==== SOURCE DATA ====

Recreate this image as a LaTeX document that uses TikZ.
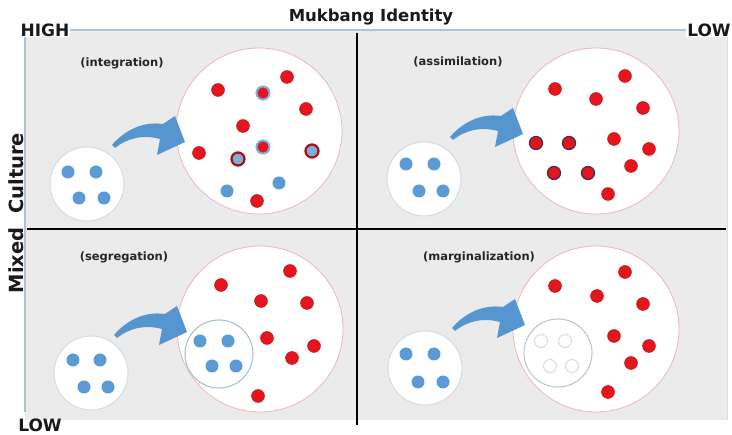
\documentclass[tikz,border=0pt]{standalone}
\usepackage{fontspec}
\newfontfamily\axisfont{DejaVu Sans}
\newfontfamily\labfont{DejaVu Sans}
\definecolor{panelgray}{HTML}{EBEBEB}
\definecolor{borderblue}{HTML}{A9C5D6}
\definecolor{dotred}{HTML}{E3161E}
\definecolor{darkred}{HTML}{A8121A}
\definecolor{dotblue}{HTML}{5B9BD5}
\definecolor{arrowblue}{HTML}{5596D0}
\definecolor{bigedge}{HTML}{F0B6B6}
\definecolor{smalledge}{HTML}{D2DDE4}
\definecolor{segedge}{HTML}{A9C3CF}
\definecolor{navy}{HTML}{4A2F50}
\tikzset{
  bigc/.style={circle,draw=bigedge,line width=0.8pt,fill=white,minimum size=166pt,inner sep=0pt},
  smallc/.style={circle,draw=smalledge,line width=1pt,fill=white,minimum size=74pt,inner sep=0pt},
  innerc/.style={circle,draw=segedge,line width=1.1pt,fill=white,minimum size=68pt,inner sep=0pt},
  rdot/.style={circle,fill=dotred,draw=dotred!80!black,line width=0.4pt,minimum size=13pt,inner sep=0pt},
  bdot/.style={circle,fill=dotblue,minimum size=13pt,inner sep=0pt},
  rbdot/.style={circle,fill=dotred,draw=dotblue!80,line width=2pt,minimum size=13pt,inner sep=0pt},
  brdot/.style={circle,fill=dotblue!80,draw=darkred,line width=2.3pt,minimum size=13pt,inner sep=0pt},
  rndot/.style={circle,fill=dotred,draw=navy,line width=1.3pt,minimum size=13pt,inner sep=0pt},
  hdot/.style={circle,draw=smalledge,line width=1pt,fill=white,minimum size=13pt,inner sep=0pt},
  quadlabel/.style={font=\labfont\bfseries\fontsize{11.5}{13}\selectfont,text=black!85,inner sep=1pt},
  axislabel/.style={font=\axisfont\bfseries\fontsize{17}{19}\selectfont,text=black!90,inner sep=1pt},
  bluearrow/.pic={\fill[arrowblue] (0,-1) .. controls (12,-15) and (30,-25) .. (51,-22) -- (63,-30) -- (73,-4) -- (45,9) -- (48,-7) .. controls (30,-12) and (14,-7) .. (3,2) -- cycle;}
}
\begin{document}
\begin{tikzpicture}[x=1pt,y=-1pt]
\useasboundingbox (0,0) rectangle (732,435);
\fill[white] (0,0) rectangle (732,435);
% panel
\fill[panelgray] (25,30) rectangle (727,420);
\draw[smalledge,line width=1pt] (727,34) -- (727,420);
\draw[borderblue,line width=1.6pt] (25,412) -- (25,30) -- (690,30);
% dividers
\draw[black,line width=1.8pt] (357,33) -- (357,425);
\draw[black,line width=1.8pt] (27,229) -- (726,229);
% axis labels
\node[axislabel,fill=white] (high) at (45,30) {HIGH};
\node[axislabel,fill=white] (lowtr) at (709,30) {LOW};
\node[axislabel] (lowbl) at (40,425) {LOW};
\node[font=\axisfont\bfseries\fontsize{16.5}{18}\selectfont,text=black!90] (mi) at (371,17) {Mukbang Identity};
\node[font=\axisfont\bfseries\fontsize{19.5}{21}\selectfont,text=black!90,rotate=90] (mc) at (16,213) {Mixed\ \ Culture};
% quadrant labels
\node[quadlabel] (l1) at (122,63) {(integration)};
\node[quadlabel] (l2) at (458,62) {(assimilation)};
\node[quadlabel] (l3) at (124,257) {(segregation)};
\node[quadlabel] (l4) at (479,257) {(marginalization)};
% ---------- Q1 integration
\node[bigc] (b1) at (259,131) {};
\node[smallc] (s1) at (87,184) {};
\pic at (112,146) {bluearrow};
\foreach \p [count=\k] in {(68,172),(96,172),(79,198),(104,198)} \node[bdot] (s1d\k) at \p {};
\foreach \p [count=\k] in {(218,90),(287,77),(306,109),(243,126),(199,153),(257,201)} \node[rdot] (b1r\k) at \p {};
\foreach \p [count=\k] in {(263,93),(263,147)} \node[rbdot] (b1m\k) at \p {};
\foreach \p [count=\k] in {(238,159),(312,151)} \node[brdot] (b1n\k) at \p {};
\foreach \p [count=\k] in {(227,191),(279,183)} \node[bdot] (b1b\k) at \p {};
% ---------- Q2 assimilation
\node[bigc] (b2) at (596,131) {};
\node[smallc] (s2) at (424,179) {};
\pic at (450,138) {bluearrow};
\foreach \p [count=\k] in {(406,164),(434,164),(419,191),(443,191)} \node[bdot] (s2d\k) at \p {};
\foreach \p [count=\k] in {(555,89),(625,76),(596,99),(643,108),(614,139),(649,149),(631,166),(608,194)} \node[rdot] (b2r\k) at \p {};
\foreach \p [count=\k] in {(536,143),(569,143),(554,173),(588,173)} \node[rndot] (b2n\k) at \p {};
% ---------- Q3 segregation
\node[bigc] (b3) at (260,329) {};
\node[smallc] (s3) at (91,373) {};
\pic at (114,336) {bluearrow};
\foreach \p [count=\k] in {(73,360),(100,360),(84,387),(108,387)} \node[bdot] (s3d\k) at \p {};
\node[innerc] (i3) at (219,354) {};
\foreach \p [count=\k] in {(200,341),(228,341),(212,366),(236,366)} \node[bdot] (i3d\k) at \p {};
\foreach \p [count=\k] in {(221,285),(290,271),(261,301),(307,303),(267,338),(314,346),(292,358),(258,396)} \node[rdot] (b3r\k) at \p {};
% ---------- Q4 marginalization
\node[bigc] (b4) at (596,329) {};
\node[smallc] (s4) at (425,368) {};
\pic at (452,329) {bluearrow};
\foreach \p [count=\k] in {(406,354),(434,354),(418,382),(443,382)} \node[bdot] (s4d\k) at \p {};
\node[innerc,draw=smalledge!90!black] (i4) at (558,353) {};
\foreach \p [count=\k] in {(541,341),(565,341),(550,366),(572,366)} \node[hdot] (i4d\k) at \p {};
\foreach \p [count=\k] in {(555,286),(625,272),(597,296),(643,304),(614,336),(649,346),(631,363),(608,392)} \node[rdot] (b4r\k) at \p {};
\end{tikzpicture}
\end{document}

====

PROBLEM TO SOLVE: Reproduce the full listing faithfully, but do not carry over any pictures.

EXPECTED ANSWER:
Recreate this image as a LaTeX document that uses TikZ.
\documentclass[tikz,border=0pt]{standalone}
\usepackage{fontspec}
\newfontfamily\axisfont{DejaVu Sans}
\newfontfamily\labfont{DejaVu Sans}
\definecolor{panelgray}{HTML}{EBEBEB}
\definecolor{borderblue}{HTML}{A9C5D6}
\definecolor{dotred}{HTML}{E3161E}
\definecolor{darkred}{HTML}{A8121A}
\definecolor{dotblue}{HTML}{5B9BD5}
\definecolor{arrowblue}{HTML}{5596D0}
\definecolor{bigedge}{HTML}{F0B6B6}
\definecolor{smalledge}{HTML}{D2DDE4}
\definecolor{segedge}{HTML}{A9C3CF}
\definecolor{navy}{HTML}{4A2F50}
\tikzset{
  bigc/.style={circle,draw=bigedge,line width=0.8pt,fill=white,minimum size=166pt,inner sep=0pt},
  smallc/.style={circle,draw=smalledge,line width=1pt,fill=white,minimum size=74pt,inner sep=0pt},
  innerc/.style={circle,draw=segedge,line width=1.1pt,fill=white,minimum size=68pt,inner sep=0pt},
  rdot/.style={circle,fill=dotred,draw=dotred!80!black,line width=0.4pt,minimum size=13pt,inner sep=0pt},
  bdot/.style={circle,fill=dotblue,minimum size=13pt,inner sep=0pt},
  rbdot/.style={circle,fill=dotred,draw=dotblue!80,line width=2pt,minimum size=13pt,inner sep=0pt},
  brdot/.style={circle,fill=dotblue!80,draw=darkred,line width=2.3pt,minimum size=13pt,inner sep=0pt},
  rndot/.style={circle,fill=dotred,draw=navy,line width=1.3pt,minimum size=13pt,inner sep=0pt},
  hdot/.style={circle,draw=smalledge,line width=1pt,fill=white,minimum size=13pt,inner sep=0pt},
  quadlabel/.style={font=\labfont\bfseries\fontsize{11.5}{13}\selectfont,text=black!85,inner sep=1pt},
  axislabel/.style={font=\axisfont\bfseries\fontsize{17}{19}\selectfont,text=black!90,inner sep=1pt},
  bluearrow/.pic={\fill[arrowblue] (0,-1) .. controls (12,-15) and (30,-25) .. (51,-22) -- (63,-30) -- (73,-4) -- (45,9) -- (48,-7) .. controls (30,-12) and (14,-7) .. (3,2) -- cycle;}
}
\begin{document}
\begin{tikzpicture}[x=1pt,y=-1pt]
\useasboundingbox (0,0) rectangle (732,435);
\fill[white] (0,0) rectangle (732,435);
% panel
\fill[panelgray] (25,30) rectangle (727,420);
\draw[smalledge,line width=1pt] (727,34) -- (727,420);
\draw[borderblue,line width=1.6pt] (25,412) -- (25,30) -- (690,30);
% dividers
\draw[black,line width=1.8pt] (357,33) -- (357,425);
\draw[black,line width=1.8pt] (27,229) -- (726,229);
% axis labels
\node[axislabel,fill=white] (high) at (45,30) {HIGH};
\node[axislabel,fill=white] (lowtr) at (709,30) {LOW};
\node[axislabel] (lowbl) at (40,425) {LOW};
\node[font=\axisfont\bfseries\fontsize{16.5}{18}\selectfont,text=black!90] (mi) at (371,17) {Mukbang Identity};
\node[font=\axisfont\bfseries\fontsize{19.5}{21}\selectfont,text=black!90,rotate=90] (mc) at (16,213) {Mixed\ \ Culture};
% quadrant labels
\node[quadlabel] (l1) at (122,63) {(integration)};
\node[quadlabel] (l2) at (458,62) {(assimilation)};
\node[quadlabel] (l3) at (124,257) {(segregation)};
\node[quadlabel] (l4) at (479,257) {(marginalization)};
% ---------- Q1 integration
\node[bigc] (b1) at (259,131) {};
\node[smallc] (s1) at (87,184) {};
\pic at (112,146) {bluearrow};
\foreach \p [count=\k] in {(68,172),(96,172),(79,198),(104,198)} \node[bdot] (s1d\k) at \p {};
\foreach \p [count=\k] in {(218,90),(287,77),(306,109),(243,126),(199,153),(257,201)} \node[rdot] (b1r\k) at \p {};
\foreach \p [count=\k] in {(263,93),(263,147)} \node[rbdot] (b1m\k) at \p {};
\foreach \p [count=\k] in {(238,159),(312,151)} \node[brdot] (b1n\k) at \p {};
\foreach \p [count=\k] in {(227,191),(279,183)} \node[bdot] (b1b\k) at \p {};
% ---------- Q2 assimilation
\node[bigc] (b2) at (596,131) {};
\node[smallc] (s2) at (424,179) {};
\pic at (450,138) {bluearrow};
\foreach \p [count=\k] in {(406,164),(434,164),(419,191),(443,191)} \node[bdot] (s2d\k) at \p {};
\foreach \p [count=\k] in {(555,89),(625,76),(596,99),(643,108),(614,139),(649,149),(631,166),(608,194)} \node[rdot] (b2r\k) at \p {};
\foreach \p [count=\k] in {(536,143),(569,143),(554,173),(588,173)} \node[rndot] (b2n\k) at \p {};
% ---------- Q3 segregation
\node[bigc] (b3) at (260,329) {};
\node[smallc] (s3) at (91,373) {};
\pic at (114,336) {bluearrow};
\foreach \p [count=\k] in {(73,360),(100,360),(84,387),(108,387)} \node[bdot] (s3d\k) at \p {};
\node[innerc] (i3) at (219,354) {};
\foreach \p [count=\k] in {(200,341),(228,341),(212,366),(236,366)} \node[bdot] (i3d\k) at \p {};
\foreach \p [count=\k] in {(221,285),(290,271),(261,301),(307,303),(267,338),(314,346),(292,358),(258,396)} \node[rdot] (b3r\k) at \p {};
% ---------- Q4 marginalization
\node[bigc] (b4) at (596,329) {};
\node[smallc] (s4) at (425,368) {};
\pic at (452,329) {bluearrow};
\foreach \p [count=\k] in {(406,354),(434,354),(418,382),(443,382)} \node[bdot] (s4d\k) at \p {};
\node[innerc,draw=smalledge!90!black] (i4) at (558,353) {};
\foreach \p [count=\k] in {(541,341),(565,341),(550,366),(572,366)} \node[hdot] (i4d\k) at \p {};
\foreach \p [count=\k] in {(555,286),(625,272),(597,296),(643,304),(614,336),(649,346),(631,363),(608,392)} \node[rdot] (b4r\k) at \p {};
\end{tikzpicture}
\end{document}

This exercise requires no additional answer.